> [Recorded information]
○ ○ ○

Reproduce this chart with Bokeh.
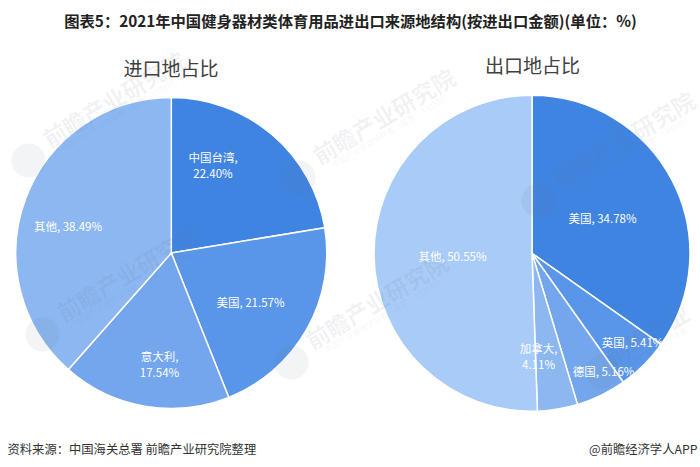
import math
from bokeh.core.properties import value
from bokeh.embed import file_html
from bokeh.models import Range1d
from bokeh.plotting import figure
from bokeh.resources import INLINE

FONT = value("Noto Sans CJK SC")

main_title = "图表5：2021年中国健身器材类体育用品进出口来源地结构(按进出口金额)(单位：%)"
source_text = "资料来源：中国海关总署 前瞻产业研究院整理"
credit_text = "@前瞻经济学人APP"

import_title = "进口地占比"
import_names = ["中国台湾", "美国", "意大利", "其他"]
import_values = [22.40, 21.57, 17.54, 38.49]
import_colors = ["#4084e2", "#5995e8", "#73a6ec", "#8db7f1"]
import_wrapped = [True, False, True, False]

export_title = "出口地占比"
export_names = ["美国", "英国", "德国", "加拿大", "其他"]
export_values = [34.78, 5.41, 5.16, 4.11, 50.55]
export_colors = ["#4084e2", "#5995e8", "#73a6ec", "#8db7f1", "#a8cbf8"]
export_wrapped = [False, False, False, True, False]

# Layout, in page pixels (x right, y down)
PAGE_W = 700
PAGE_H = 467
import_pie = (170.8, 252.5, 155.5)
export_pie = (531.5, 252.8, 158)
import_label_xy = [(212.5, 164), (250, 301), (159, 363), (67.5, 225)]
export_label_xy = [(602, 217), (632, 341), (603, 370), (538, 355), (452, 255)]
wm_centers = [(113, 98), (127, 272), (383, 115), (376, 300), (623, 138), (647, 333)]
wm_texts = ["前瞻产业研究院"] * 5 + ["前瞻产业"]
wm_subs = ["中国产业咨询领导者（股票：839599）"] * 5 + ["中国产业咨询领导者"]

p = figure(width=PAGE_W, height=PAGE_H,
           x_range=Range1d(0, PAGE_W), y_range=Range1d(0, PAGE_H),
           output_backend="svg", toolbar_location=None,
           min_border=0, outline_line_color=None, background_fill_color="white")
p.axis.visible = False
p.grid.visible = False


def Y(py):
    return PAGE_H - py


def draw_pie(pie, values, colors):
    cx, cy, r = pie
    total = sum(values)
    start = math.pi / 2
    for val, color in zip(values, colors):
        end = start - 2 * math.pi * val / total
        p.wedge(x=[cx], y=[Y(cy)], radius=r, start_angle=end, end_angle=start,
                fill_color=color, line_color="white", line_width=1.5)
        start = end


def draw_labels(names, values, wrapped, xy):
    for name, val, wrap, (lx, ly) in zip(names, values, wrapped, xy):
        pct = f"{val:.2f}%"
        lines = [name + ",", pct] if wrap else [name + ", " + pct]
        top = ly - 8 * (len(lines) - 1)
        for i, line in enumerate(lines):
            p.text(x=[lx], y=[Y(top + 16 * i)], text=[line], text_color="white",
                   text_font=FONT, text_font_size="11.5px",
                   text_align="center", text_baseline="middle")


draw_pie(import_pie, import_values, import_colors)
draw_pie(export_pie, export_values, export_colors)

# Faint watermarks
WM_ANGLE = math.radians(31)
for (wx, wy), wt, ws, full in zip(wm_centers, wm_texts, wm_subs, [1, 1, 1, 1, 1, 0]):
    lx, ly = (wx - 85, wy + 62) if full else (wx - 45, wy + 38)
    p.scatter(x=[lx], y=[Y(ly)], size=34, marker="circle",
              fill_color="#5f6f85", fill_alpha=0.08, line_color=None)
    p.text(x=[wx], y=[Y(wy)], text=[wt], angle=WM_ANGLE,
           text_color="#5f6f85", text_alpha=0.09, text_font=FONT,
           text_font_size="23px", text_font_style="bold",
           text_align="center", text_baseline="middle")
    p.text(x=[wx + 8], y=[Y(wy + 14)], text=[ws],
           angle=WM_ANGLE, text_color="#5f6f85", text_alpha=0.09, text_font=FONT,
           text_font_size="8px", text_align="center", text_baseline="middle")

draw_labels(import_names, import_values, import_wrapped, import_label_xy)
draw_labels(export_names, export_values, export_wrapped, export_label_xy)

p.text(x=[350], y=[Y(19.5)], text=[main_title], text_color="#222222", text_font=FONT,
       text_font_size="15.3px", text_font_style="bold",
       text_align="center", text_baseline="middle")
p.text(x=[170.5], y=[Y(67)], text=[import_title], text_color="#404040", text_font=FONT,
       text_font_size="19px", text_align="center", text_baseline="middle")
p.text(x=[532], y=[Y(64)], text=[export_title], text_color="#404040", text_font=FONT,
       text_font_size="19px", text_align="center", text_baseline="middle")
p.text(x=[7], y=[Y(448)], text=[source_text], text_color="#333333", text_font=FONT,
       text_font_size="12.3px", text_align="left", text_baseline="middle")
p.text(x=[697], y=[Y(448)], text=[credit_text], text_color="#333333", text_font=FONT,
       text_font_size="12.3px", text_align="right", text_baseline="middle")

open("out.html", "w").write(file_html(p, INLINE))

○ ○ ○

> [Exercise details]
Reproduce the data above word for word from its first line through the line that holds "export_wrapped = [False, False, False, True, False]", both ends included; skip pictures.

> [Correct response]
Reproduce this chart with Bokeh.
import math
from bokeh.core.properties import value
from bokeh.embed import file_html
from bokeh.models import Range1d
from bokeh.plotting import figure
from bokeh.resources import INLINE

FONT = value("Noto Sans CJK SC")

main_title = "图表5：2021年中国健身器材类体育用品进出口来源地结构(按进出口金额)(单位：%)"
source_text = "资料来源：中国海关总署 前瞻产业研究院整理"
credit_text = "@前瞻经济学人APP"

import_title = "进口地占比"
import_names = ["中国台湾", "美国", "意大利", "其他"]
import_values = [22.40, 21.57, 17.54, 38.49]
import_colors = ["#4084e2", "#5995e8", "#73a6ec", "#8db7f1"]
import_wrapped = [True, False, True, False]

export_title = "出口地占比"
export_names = ["美国", "英国", "德国", "加拿大", "其他"]
export_values = [34.78, 5.41, 5.16, 4.11, 50.55]
export_colors = ["#4084e2", "#5995e8", "#73a6ec", "#8db7f1", "#a8cbf8"]
export_wrapped = [False, False, False, True, False]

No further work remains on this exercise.